There are thwo things you need to take into account:
The default isolation level in MySQL is REPEATABLE READ
which means that if you run a SELECT
twice inside a transaction you will see exactly the same data even if other transactions have committed changes.
Most of the time people expect to see committed changes when running the second select statement - which is the behaviour of the READ COMMITTED
isolation level.
If you did not change the default level in MySQL and you do expect to see changes in the database if you run a SELECT twice in the same transaction - then you can't do it in the "same" transaction and you need to commit your first SELECT
statement.
If you actually want to see a consistent state of the data in your transaction then you should not commit apparently.
then after several minutes, the first process carries out an operation which is transactional and attempts to commit.

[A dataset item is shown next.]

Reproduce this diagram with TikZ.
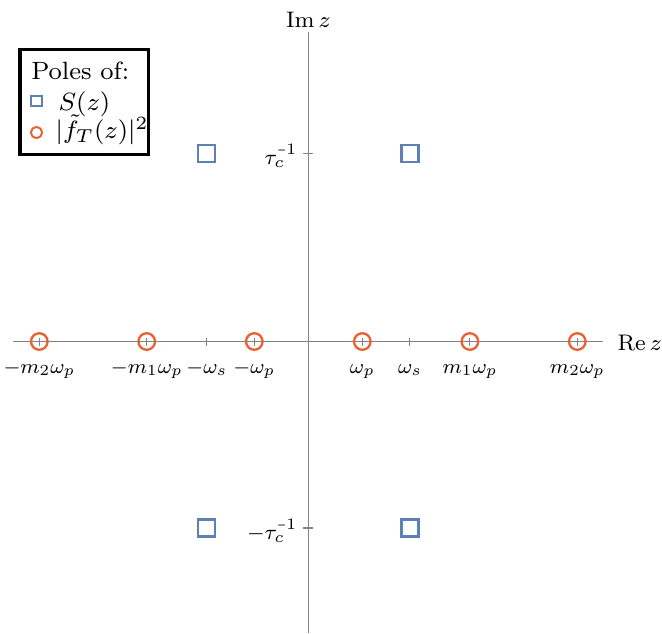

Would this commit fail?
That totally depends on your definition of "is transactional". Anything you do in a relational database "is transactional" (That's not entirely true for MySQL actually, but for the sake of argumentation you can assume this if you are only using InnoDB as your storage engine).
If that "first process" only selects data (i.e. a "read only transaction"), then of course the commit will work. If it tried to modify data that another transaction has already committed and you are running with REPEATABLE READ
you probably get an error (after waiting until any locks have been released). I'm not 100% about MySQL's behaviour in that case.
You should really try this manually with two different sessions using your favorite SQL client to understand the behaviour. Do change your isolation level as well to see the effects of the different levels too.